• **Problem statement**
Filter the records below for the word "this". Copy each line that holds it.

• **Supplied data**
<<<<

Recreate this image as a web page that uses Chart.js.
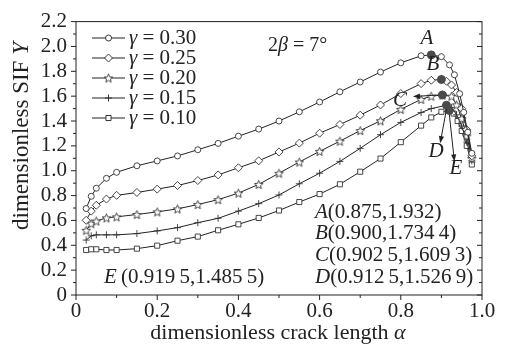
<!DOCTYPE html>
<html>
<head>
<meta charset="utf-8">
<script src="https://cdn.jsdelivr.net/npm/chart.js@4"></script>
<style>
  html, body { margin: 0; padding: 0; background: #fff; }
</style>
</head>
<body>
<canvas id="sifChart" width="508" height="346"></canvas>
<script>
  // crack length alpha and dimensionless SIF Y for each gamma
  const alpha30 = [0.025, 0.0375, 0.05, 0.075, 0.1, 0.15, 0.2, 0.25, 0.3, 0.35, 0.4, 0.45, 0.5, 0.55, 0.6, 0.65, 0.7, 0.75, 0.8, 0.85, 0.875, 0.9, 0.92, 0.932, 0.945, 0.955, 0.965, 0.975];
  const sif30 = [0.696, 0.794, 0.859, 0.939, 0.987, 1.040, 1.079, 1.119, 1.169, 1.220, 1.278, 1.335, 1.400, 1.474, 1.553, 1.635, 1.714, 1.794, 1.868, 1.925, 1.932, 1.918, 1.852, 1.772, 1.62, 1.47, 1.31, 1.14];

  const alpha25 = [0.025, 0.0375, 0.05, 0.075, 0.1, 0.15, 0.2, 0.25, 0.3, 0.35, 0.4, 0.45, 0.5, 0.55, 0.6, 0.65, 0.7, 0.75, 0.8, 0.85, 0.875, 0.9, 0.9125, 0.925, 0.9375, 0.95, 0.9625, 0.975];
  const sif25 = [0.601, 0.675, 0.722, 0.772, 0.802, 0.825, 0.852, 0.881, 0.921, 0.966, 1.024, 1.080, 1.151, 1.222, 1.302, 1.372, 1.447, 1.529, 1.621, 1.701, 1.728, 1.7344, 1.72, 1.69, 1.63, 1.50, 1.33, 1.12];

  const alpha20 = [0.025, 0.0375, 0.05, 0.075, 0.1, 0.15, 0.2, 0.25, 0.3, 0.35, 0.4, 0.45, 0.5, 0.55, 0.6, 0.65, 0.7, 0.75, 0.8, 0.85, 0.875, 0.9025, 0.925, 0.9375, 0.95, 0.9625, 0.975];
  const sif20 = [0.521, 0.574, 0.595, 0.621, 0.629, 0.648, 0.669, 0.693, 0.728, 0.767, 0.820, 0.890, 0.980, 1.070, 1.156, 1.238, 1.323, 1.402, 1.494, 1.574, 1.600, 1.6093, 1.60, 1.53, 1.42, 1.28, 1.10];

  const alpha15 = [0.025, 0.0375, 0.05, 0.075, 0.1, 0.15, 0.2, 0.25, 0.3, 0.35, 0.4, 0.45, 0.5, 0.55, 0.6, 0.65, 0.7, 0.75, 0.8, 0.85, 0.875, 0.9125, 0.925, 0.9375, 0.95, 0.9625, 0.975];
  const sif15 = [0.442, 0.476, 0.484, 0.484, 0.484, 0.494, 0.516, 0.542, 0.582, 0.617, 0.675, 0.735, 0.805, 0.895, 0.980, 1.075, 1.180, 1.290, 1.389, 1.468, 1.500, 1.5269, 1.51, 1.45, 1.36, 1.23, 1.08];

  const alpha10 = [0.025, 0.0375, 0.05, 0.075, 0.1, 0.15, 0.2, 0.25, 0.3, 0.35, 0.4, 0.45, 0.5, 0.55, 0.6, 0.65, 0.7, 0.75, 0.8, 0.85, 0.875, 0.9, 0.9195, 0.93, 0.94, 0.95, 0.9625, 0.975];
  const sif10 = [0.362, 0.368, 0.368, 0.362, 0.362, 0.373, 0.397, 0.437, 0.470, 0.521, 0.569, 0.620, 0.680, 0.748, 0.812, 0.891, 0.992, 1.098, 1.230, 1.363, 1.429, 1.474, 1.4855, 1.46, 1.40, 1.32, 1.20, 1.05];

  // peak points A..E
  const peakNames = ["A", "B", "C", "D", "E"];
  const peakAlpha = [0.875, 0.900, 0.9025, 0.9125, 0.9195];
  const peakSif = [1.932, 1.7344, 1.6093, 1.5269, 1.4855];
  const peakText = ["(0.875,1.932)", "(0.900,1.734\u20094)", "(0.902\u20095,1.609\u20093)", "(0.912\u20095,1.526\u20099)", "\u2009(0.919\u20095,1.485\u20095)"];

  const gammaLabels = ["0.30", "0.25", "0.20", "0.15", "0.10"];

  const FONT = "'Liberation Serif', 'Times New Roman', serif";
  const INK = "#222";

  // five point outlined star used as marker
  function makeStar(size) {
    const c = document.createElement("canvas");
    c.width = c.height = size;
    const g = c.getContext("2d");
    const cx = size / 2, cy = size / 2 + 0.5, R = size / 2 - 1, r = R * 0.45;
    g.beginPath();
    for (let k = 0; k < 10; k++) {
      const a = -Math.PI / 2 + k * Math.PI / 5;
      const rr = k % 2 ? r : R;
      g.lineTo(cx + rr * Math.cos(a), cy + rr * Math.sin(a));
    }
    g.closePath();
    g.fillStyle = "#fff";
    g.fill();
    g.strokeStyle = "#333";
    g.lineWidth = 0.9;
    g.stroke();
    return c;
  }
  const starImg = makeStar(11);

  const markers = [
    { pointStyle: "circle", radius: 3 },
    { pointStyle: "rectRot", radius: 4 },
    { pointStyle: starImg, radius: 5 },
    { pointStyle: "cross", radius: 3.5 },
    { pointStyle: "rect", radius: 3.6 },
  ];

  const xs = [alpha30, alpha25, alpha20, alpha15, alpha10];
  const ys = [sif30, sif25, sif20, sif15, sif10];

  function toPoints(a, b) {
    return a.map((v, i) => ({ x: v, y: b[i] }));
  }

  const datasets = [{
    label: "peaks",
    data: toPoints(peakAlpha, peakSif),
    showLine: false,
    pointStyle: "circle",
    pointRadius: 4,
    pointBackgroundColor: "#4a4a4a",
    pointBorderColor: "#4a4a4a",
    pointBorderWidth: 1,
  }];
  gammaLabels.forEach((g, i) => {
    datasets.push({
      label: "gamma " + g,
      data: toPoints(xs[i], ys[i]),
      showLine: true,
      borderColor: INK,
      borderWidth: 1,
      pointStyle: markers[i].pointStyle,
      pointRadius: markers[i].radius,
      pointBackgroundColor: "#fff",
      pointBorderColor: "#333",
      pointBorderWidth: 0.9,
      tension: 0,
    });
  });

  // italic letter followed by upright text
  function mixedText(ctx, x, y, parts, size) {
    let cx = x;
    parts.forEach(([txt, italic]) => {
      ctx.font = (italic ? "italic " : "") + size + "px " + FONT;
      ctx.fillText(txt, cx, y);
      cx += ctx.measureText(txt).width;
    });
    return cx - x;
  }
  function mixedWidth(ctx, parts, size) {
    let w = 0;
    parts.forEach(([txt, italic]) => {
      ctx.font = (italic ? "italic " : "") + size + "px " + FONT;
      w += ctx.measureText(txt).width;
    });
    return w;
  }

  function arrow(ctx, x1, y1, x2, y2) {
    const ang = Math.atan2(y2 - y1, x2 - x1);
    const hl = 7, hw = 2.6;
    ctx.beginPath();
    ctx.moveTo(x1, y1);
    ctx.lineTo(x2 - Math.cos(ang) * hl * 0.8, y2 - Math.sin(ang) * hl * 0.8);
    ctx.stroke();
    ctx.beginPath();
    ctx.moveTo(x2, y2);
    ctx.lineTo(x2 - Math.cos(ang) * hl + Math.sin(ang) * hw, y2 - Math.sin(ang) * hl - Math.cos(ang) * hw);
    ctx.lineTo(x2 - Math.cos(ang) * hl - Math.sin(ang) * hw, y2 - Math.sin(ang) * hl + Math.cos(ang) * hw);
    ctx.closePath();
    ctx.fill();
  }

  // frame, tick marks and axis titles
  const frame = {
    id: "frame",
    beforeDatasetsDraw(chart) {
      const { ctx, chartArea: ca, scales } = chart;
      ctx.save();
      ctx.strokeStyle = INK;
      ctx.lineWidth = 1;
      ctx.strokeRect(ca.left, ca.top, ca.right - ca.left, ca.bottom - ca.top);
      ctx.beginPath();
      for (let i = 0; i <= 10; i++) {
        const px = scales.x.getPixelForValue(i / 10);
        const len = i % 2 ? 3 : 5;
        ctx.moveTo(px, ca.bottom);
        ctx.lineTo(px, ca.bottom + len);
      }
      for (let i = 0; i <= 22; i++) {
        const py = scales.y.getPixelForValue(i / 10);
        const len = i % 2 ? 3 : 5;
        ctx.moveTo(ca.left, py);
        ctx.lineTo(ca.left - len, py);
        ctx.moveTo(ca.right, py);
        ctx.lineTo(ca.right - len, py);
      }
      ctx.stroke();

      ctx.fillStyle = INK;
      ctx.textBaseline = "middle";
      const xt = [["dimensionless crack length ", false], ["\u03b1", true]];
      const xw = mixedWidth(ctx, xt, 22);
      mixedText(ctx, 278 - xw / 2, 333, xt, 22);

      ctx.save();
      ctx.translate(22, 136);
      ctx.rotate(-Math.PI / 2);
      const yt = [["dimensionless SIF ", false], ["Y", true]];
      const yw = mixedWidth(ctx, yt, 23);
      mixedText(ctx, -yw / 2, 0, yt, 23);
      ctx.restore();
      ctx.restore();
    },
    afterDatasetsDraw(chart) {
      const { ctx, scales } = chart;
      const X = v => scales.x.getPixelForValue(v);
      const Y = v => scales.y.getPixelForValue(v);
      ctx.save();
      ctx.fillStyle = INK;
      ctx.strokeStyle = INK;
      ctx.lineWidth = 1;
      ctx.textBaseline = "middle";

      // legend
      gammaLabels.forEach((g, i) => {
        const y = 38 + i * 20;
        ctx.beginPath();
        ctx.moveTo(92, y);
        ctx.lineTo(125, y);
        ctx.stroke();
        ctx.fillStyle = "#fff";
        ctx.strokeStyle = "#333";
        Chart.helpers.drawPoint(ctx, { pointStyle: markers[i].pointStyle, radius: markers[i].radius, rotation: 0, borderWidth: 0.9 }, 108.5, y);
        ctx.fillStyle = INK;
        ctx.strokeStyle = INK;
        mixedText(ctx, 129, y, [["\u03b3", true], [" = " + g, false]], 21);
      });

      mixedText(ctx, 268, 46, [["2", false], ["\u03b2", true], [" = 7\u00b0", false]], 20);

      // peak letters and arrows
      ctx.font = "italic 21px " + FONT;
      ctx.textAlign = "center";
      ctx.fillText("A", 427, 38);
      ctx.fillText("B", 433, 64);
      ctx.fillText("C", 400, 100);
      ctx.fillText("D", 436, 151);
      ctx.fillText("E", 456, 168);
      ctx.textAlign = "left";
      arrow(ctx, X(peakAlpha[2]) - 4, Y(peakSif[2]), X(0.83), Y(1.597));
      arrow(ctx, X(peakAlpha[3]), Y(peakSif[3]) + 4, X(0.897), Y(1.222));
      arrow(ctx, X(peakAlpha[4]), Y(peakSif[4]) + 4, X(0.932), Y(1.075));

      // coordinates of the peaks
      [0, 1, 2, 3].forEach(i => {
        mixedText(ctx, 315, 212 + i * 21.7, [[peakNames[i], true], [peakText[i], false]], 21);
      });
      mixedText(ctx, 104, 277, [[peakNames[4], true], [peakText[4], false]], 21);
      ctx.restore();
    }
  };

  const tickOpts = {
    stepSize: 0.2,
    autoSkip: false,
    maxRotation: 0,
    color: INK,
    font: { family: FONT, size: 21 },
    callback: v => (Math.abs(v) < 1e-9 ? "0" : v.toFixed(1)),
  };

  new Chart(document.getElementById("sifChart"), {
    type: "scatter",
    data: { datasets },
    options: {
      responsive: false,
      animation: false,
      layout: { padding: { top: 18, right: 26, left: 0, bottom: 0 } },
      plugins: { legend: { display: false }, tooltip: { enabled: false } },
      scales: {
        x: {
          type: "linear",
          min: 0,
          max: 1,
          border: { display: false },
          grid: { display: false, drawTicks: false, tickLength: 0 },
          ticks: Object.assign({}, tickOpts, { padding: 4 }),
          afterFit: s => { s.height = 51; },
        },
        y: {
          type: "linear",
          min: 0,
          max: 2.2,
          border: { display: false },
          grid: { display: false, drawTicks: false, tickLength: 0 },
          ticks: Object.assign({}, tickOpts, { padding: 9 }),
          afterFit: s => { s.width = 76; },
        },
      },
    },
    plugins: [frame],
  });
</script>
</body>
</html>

>>>>
<<<<

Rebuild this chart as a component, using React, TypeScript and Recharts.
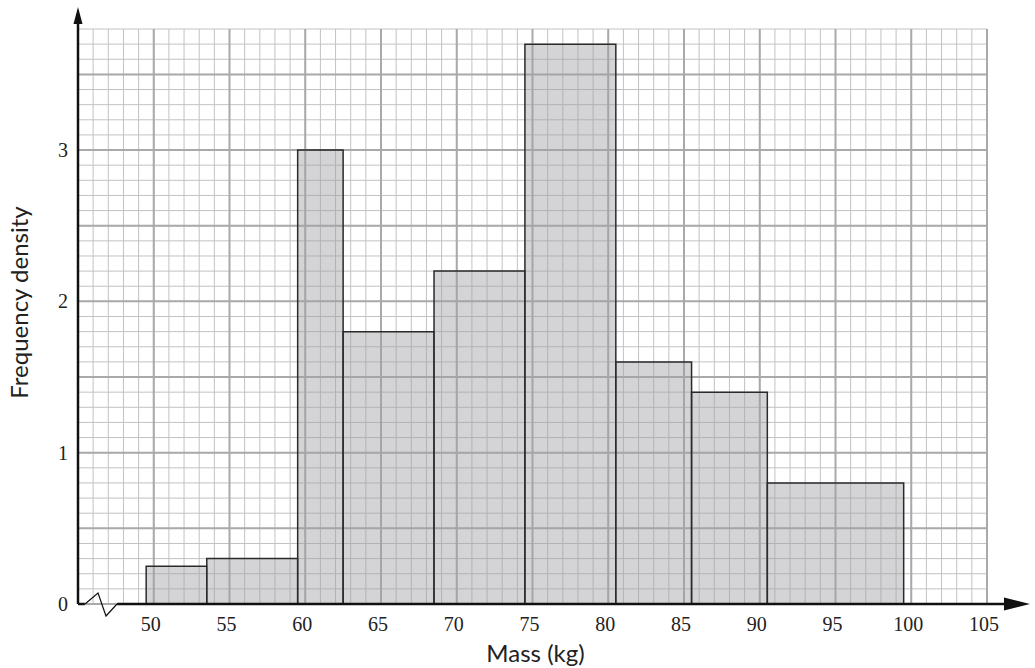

>>>>

• **Task result**
Recreate this image as a web page that uses Chart.js.
Rebuild this chart as a component, using React, TypeScript and Recharts.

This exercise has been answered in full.